Des discussions sur le projet de loi ont eu lieu lors de l’AGA de l’APN en décembre 2020 ainsi que lors du Forum national des dirigeants des Premières Nations sur le projet de loi C-15, qui s’est tenu les 10 et 11 février 2021. Pendant deux jours, des centaines de dirigeants des Premières Nations ont discuté de cette loi importante en émettant divers points de vue.
Le projet de loi C-15 s’appuie sur les fondements du projet de loi C-262, mais il est plus détaillé et plus clair et comprend un préambule plus solide. L’équipe d’experts et conseillers juridiques de l’APN a conclu que le projet de loi C-15 répondait au mandat d’appuyer une loi gouvernementale qui serait au moins aussi solide que le projet de loi C-262. En fait, le projet de loi C-15 est plus solide que l’ancien projet de loi C-262 à plusieurs égards. Au cours des audiences parlementaires, les interventions de l’APN et d’autres intervenants pour réclamer des amendements répondant aux préoccupations des Premières Nations ont abouti aux améliorations ci-dessous.
Quels amendements ont été apportés au projet de loi au cours du processus parlementaire?
En réponse aux préoccupations exprimées par les Premières Nations, le Comité permanent des affaires autochtones et du Nord de la Chambre des communes a adopté un certain nombre d’amendements visant à clarifier et à renforcer le projet de loi C-15.
- Le délai pour la création d’un plan d’action national a été raccourci : il est passé de trois à deux ans.
- Dans la clause relative au plan d’action national et dans le préambule, le projet de loi faisait initialement référence à l’élimination de la violence et de toutes les formes de discrimination. Le projet de loi a été amendé afin d’inclure explicitement le racisme systémique.
- Dans le préambule, où la loi rejette toutes les doctrines de supériorité, il a été demandé d’ajouter une référence spécifique aux doctrines de la découverte et de terra nullius.
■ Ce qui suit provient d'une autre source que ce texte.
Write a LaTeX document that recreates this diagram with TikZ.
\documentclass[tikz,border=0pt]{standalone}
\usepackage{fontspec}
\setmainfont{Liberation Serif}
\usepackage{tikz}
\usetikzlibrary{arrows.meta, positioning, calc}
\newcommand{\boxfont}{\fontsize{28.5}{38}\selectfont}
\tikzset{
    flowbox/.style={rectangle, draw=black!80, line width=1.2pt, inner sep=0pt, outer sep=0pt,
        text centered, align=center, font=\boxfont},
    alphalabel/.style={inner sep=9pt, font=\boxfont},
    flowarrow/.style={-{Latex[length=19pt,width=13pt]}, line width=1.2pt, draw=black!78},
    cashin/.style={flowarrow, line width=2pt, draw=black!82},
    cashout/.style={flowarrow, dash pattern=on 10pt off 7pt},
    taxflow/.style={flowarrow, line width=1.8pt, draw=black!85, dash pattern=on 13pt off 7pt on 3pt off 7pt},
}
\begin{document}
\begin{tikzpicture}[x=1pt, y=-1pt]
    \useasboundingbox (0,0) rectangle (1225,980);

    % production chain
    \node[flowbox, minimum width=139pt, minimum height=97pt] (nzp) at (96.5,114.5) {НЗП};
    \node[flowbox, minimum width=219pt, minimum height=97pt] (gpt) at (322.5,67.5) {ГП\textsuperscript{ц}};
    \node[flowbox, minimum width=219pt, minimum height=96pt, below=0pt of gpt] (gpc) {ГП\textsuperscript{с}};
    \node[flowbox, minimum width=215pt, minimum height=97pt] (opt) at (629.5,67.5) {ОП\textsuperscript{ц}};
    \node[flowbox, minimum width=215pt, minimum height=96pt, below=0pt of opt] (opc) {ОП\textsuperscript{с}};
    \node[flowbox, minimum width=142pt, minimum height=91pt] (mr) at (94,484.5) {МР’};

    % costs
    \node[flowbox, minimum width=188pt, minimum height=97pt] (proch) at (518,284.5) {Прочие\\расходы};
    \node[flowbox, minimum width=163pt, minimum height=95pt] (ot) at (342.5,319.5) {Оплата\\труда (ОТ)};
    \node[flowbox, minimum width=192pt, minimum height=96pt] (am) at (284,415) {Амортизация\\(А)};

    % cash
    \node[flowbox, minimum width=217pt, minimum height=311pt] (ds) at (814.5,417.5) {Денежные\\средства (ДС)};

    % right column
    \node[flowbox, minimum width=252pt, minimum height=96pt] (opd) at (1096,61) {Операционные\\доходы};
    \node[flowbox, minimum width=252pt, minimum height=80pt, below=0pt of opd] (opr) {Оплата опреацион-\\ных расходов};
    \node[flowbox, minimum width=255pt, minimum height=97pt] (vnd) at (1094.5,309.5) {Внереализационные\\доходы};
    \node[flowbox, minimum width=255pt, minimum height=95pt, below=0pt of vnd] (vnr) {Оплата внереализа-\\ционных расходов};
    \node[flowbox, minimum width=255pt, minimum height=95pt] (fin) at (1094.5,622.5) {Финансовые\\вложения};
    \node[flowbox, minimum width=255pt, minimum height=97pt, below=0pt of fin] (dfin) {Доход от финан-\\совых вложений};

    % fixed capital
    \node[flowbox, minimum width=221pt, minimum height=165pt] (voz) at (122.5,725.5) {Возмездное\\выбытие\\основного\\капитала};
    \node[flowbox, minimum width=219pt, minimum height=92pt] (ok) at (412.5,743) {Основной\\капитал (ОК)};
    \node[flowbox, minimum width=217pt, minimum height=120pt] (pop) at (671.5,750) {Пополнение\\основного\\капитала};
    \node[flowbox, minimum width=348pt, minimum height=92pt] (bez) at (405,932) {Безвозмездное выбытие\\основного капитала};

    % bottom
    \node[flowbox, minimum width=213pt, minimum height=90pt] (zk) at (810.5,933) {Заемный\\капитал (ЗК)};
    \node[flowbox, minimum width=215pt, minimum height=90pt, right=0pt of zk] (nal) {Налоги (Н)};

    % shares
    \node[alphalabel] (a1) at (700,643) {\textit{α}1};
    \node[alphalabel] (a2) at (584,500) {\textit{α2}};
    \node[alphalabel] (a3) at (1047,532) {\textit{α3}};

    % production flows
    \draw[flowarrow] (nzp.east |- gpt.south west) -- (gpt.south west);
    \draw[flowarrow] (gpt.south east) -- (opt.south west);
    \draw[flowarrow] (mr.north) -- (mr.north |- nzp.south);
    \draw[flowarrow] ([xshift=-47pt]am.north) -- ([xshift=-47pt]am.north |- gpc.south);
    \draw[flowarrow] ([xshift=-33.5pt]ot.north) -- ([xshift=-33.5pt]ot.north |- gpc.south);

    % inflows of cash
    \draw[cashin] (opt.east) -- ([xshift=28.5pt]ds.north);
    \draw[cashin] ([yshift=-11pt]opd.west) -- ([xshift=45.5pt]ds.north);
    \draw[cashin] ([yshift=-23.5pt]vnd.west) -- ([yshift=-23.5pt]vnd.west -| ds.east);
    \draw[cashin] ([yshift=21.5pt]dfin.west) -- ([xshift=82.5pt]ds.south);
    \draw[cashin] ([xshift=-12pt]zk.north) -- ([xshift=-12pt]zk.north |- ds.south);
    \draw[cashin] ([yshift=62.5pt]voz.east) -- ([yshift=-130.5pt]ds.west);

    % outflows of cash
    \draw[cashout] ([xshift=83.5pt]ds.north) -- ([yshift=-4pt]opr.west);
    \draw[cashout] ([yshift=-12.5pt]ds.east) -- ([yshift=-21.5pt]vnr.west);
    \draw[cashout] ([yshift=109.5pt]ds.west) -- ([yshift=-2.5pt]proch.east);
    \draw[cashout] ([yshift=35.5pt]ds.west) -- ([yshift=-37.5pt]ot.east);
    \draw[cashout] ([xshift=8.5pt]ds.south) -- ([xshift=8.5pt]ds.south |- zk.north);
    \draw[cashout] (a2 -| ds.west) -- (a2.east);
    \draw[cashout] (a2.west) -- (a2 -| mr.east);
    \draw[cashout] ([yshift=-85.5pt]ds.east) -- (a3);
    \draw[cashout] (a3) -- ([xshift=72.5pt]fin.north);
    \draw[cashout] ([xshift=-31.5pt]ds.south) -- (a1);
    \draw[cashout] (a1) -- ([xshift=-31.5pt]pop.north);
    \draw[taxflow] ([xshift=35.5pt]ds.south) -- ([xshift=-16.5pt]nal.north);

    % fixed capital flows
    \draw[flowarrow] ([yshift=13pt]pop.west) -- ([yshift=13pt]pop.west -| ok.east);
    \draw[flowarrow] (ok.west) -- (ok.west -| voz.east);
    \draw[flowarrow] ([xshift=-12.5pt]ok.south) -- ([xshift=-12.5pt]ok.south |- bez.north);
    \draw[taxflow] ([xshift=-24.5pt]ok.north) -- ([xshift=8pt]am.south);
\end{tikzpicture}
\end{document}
- Dans la partie du préambule qui fait référence à l’article 35 de la Loi constitutionnelle de 1982 et au principe et à la valeur constitutionnels sous-jacents de la protection des droits ancestraux et issus de traités, la déclaration suivante a été ajoutée : « les tribunaux canadiens ont déclaré que de tels droits ne sont pas figés et peuvent évoluer et s’accroître ».
- Un amendement grammatical a été apporté : alors que la version anglaise du projet de loi faisait initialement référence à son « objet » ‒ malgré le fait que deux objectifs distincts étaient cités ‒ la Loi utilise « objets ».
Quelles sont les prochaines étapes?
Étant donné qu’un délai de deux ans est prévu pour élaborer le premier Plan d’action national, le gouvernement fédéral devrait immédiatement discuter avec les Premières Nations pour élaborer un processus inclusif conforme aux exigences de la Déclaration elle-même.
L’adoption de la Loi établit également une obligation immédiate pour le gouvernement fédéral de s’assurer que ses lois sont conformes à la Déclaration des Nations Unies. Cette obligation devrait se refléter dans les positions prises par le gouvernement fédéral dans les négociations et devant les tribunaux, ainsi que dans la nécessité d’entreprendre un examen conjoint des lois et des politiques avec les Premières Nations afin de déterminer les situations où les lois, les politiques et les pratiques opérationnelles fédérales ne sont pas conformes aux normes minimales de la Déclaration des Nations Unies.